Watching your parents treat him like he’s this great person when you know he’s a scumbag? I don’t think anyone can understand what that’s like unless it’s happened to them. In a way, you were lucky.”
“Lucky?”
“Maybe not lucky—
fortunate.
You had a chance to confront Michael Rudnick before he died. I never had that chance. My uncle died a year after he moved to Chicago. Just dropped dead mowing the grass in his backyard one morning. I cried for days when I found out. How fucked up is
that?
I actually cried over that sick fucking bastard. I mean I can really understand why you went to his office that day to confront him. I can’t tell you how many times I’ve fantasized about confronting my uncle. I’d look him in the eye and say, ‘Fuck you, you ugly son of a bitch. How could you do that to a child?’ Other times, I imagine him sitting there in the reclining chair in his office, in the same chair he used to make me sit in when . . . Anyway, he’s sitting there, smoking one of his stinky cigars, and I sneak up behind him with one of those strings that Mafia guys use. I put the string around his neck and then pull, so hard he gets lifted up off the chair. Then I watch his big bald head turn purple until he stops struggling, until I just let go, and his fat, ugly body falls back onto the chair.”
Suddenly, Paula’s face was turning bright pink, as if someone were strangling
her.
I could tell that in her mind she was there, killing her uncle, and I remembered how exhilarated I had felt when I was attacking Rudnick in the parking lot, as if for a few seconds I was outside my body, watching myself, the way people are supposed to feel before they die. I felt an urge to tell her the truth about everything. Maybe she’d understand why I’d done it and I wouldn’t have to keep it a secret from her anymore.
But instead I said, “I’m glad you didn’t do that.”
“Why?” Paula asked, her face still flushed.
“Because people might not’ve believed you. You could’ve gone to jail, your life ruined because of some fucking pervert.”
Paula was crying. I went over and put my arms around her waist. After a while, she put her arms around me and we held each other that way for a long time.
While Paula was getting ready for bed, I walked Otis. Now that Paula and I were back on good terms, there was a noticeable change in Otis’s personality. He was much spunkier than he had been lately, walking ahead of me, exploring all the people and objects we passed, keeping the leash taut.

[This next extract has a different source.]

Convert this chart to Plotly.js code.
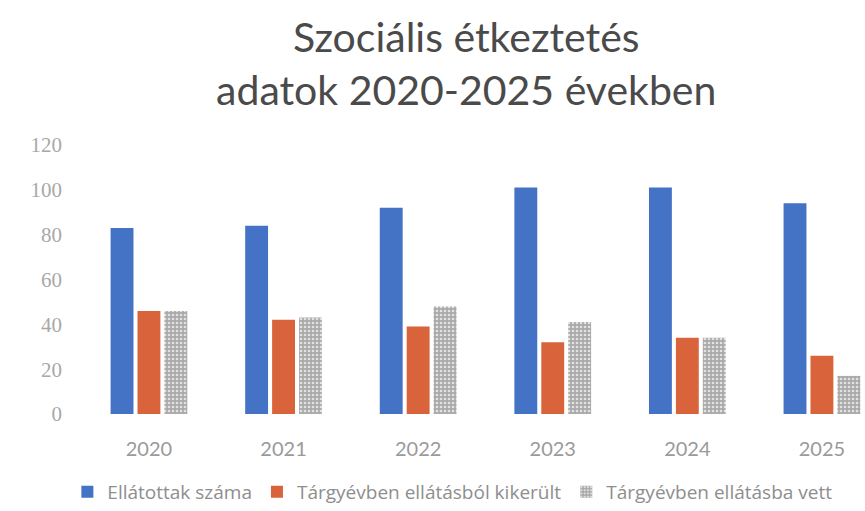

As I walked Otis toward Second Avenue, I realized why Rudnick had told his wife about me. He was afraid I would blackmail him, so he’d told his wife that I had accused him of molesting me
before
I had a chance to make any demands. He’d probably told her that I was crazy and had made up the molestation story to capitalize on what I’d heard about him and the kid on the soccer team. This way, if I took my story public there would be a chance his wife would believe him.
I smiled, thinking about how desperate Rudnick must have been during his last days alive.